*** GIVEN MATERIAL

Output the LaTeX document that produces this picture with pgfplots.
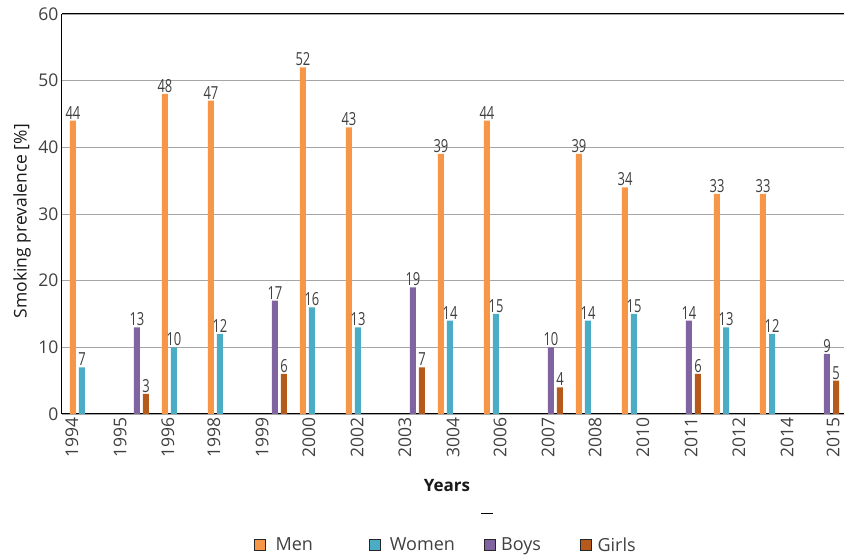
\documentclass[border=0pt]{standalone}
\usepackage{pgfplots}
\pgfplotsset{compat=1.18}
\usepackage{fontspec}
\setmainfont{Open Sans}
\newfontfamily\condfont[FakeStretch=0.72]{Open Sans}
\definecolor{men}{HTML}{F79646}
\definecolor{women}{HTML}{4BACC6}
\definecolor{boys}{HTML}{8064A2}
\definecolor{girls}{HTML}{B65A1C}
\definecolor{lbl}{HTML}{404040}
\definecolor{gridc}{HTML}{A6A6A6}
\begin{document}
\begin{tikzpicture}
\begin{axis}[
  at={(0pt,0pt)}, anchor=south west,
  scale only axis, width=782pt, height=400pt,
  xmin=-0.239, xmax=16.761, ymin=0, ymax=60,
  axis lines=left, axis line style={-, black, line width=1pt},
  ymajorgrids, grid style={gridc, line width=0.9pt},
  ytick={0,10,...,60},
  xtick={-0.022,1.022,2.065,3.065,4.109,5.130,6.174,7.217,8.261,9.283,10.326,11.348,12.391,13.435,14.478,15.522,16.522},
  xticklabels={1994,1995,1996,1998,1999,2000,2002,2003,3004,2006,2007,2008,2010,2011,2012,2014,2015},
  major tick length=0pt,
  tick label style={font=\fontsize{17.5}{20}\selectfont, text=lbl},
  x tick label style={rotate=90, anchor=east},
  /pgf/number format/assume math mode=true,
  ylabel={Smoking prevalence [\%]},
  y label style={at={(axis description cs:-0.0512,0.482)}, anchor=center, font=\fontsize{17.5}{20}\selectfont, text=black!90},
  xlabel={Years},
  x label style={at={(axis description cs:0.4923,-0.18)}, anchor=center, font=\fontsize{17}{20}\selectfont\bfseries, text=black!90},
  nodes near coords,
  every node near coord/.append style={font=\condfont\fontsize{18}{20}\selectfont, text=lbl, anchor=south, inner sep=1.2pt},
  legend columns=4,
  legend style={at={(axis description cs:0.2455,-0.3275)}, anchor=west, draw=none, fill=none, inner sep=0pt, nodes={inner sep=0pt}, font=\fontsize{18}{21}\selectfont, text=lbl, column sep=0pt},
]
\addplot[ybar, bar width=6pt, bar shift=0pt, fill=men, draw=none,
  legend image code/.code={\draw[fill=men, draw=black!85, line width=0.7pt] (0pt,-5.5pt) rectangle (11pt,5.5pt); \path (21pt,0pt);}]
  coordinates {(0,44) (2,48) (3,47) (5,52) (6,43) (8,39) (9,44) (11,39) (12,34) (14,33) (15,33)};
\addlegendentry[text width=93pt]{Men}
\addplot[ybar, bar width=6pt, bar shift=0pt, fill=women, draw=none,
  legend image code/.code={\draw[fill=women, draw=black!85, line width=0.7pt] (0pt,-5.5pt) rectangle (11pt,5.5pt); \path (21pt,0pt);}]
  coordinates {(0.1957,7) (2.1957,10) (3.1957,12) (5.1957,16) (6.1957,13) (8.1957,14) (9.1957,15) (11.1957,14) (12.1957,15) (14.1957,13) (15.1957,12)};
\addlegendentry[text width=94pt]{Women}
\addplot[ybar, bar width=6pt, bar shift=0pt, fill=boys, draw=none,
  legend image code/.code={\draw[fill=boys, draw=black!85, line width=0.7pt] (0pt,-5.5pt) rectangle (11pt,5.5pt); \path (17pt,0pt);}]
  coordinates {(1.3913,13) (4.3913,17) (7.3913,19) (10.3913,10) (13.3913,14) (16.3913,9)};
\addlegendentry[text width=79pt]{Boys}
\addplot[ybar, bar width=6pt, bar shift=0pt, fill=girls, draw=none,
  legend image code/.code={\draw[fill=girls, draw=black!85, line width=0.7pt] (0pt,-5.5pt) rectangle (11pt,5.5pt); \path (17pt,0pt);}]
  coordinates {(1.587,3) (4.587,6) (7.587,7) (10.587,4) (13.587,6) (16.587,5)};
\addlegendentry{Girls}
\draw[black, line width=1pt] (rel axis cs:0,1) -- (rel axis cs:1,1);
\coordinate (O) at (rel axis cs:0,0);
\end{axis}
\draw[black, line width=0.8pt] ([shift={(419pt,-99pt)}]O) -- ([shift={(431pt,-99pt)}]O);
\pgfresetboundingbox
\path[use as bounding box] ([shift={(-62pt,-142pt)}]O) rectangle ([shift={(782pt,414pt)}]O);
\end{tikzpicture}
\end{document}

******

[WRITTEN INSTRUCTION]
Retype the whole listing exactly and leave the pictures out.

[TASK OUTPUT]
Output the LaTeX document that produces this picture with pgfplots.
\documentclass[border=0pt]{standalone}
\usepackage{pgfplots}
\pgfplotsset{compat=1.18}
\usepackage{fontspec}
\setmainfont{Open Sans}
\newfontfamily\condfont[FakeStretch=0.72]{Open Sans}
\definecolor{men}{HTML}{F79646}
\definecolor{women}{HTML}{4BACC6}
\definecolor{boys}{HTML}{8064A2}
\definecolor{girls}{HTML}{B65A1C}
\definecolor{lbl}{HTML}{404040}
\definecolor{gridc}{HTML}{A6A6A6}
\begin{document}
\begin{tikzpicture}
\begin{axis}[
  at={(0pt,0pt)}, anchor=south west,
  scale only axis, width=782pt, height=400pt,
  xmin=-0.239, xmax=16.761, ymin=0, ymax=60,
  axis lines=left, axis line style={-, black, line width=1pt},
  ymajorgrids, grid style={gridc, line width=0.9pt},
  ytick={0,10,...,60},
  xtick={-0.022,1.022,2.065,3.065,4.109,5.130,6.174,7.217,8.261,9.283,10.326,11.348,12.391,13.435,14.478,15.522,16.522},
  xticklabels={1994,1995,1996,1998,1999,2000,2002,2003,3004,2006,2007,2008,2010,2011,2012,2014,2015},
  major tick length=0pt,
  tick label style={font=\fontsize{17.5}{20}\selectfont, text=lbl},
  x tick label style={rotate=90, anchor=east},
  /pgf/number format/assume math mode=true,
  ylabel={Smoking prevalence [\%]},
  y label style={at={(axis description cs:-0.0512,0.482)}, anchor=center, font=\fontsize{17.5}{20}\selectfont, text=black!90},
  xlabel={Years},
  x label style={at={(axis description cs:0.4923,-0.18)}, anchor=center, font=\fontsize{17}{20}\selectfont\bfseries, text=black!90},
  nodes near coords,
  every node near coord/.append style={font=\condfont\fontsize{18}{20}\selectfont, text=lbl, anchor=south, inner sep=1.2pt},
  legend columns=4,
  legend style={at={(axis description cs:0.2455,-0.3275)}, anchor=west, draw=none, fill=none, inner sep=0pt, nodes={inner sep=0pt}, font=\fontsize{18}{21}\selectfont, text=lbl, column sep=0pt},
]
\addplot[ybar, bar width=6pt, bar shift=0pt, fill=men, draw=none,
  legend image code/.code={\draw[fill=men, draw=black!85, line width=0.7pt] (0pt,-5.5pt) rectangle (11pt,5.5pt); \path (21pt,0pt);}]
  coordinates {(0,44) (2,48) (3,47) (5,52) (6,43) (8,39) (9,44) (11,39) (12,34) (14,33) (15,33)};
\addlegendentry[text width=93pt]{Men}
\addplot[ybar, bar width=6pt, bar shift=0pt, fill=women, draw=none,
  legend image code/.code={\draw[fill=women, draw=black!85, line width=0.7pt] (0pt,-5.5pt) rectangle (11pt,5.5pt); \path (21pt,0pt);}]
  coordinates {(0.1957,7) (2.1957,10) (3.1957,12) (5.1957,16) (6.1957,13) (8.1957,14) (9.1957,15) (11.1957,14) (12.1957,15) (14.1957,13) (15.1957,12)};
\addlegendentry[text width=94pt]{Women}
\addplot[ybar, bar width=6pt, bar shift=0pt, fill=boys, draw=none,
  legend image code/.code={\draw[fill=boys, draw=black!85, line width=0.7pt] (0pt,-5.5pt) rectangle (11pt,5.5pt); \path (17pt,0pt);}]
  coordinates {(1.3913,13) (4.3913,17) (7.3913,19) (10.3913,10) (13.3913,14) (16.3913,9)};
\addlegendentry[text width=79pt]{Boys}
\addplot[ybar, bar width=6pt, bar shift=0pt, fill=girls, draw=none,
  legend image code/.code={\draw[fill=girls, draw=black!85, line width=0.7pt] (0pt,-5.5pt) rectangle (11pt,5.5pt); \path (17pt,0pt);}]
  coordinates {(1.587,3) (4.587,6) (7.587,7) (10.587,4) (13.587,6) (16.587,5)};
\addlegendentry{Girls}
\draw[black, line width=1pt] (rel axis cs:0,1) -- (rel axis cs:1,1);
\coordinate (O) at (rel axis cs:0,0);
\end{axis}
\draw[black, line width=0.8pt] ([shift={(419pt,-99pt)}]O) -- ([shift={(431pt,-99pt)}]O);
\pgfresetboundingbox
\path[use as bounding box] ([shift={(-62pt,-142pt)}]O) rectangle ([shift={(782pt,414pt)}]O);
\end{tikzpicture}
\end{document}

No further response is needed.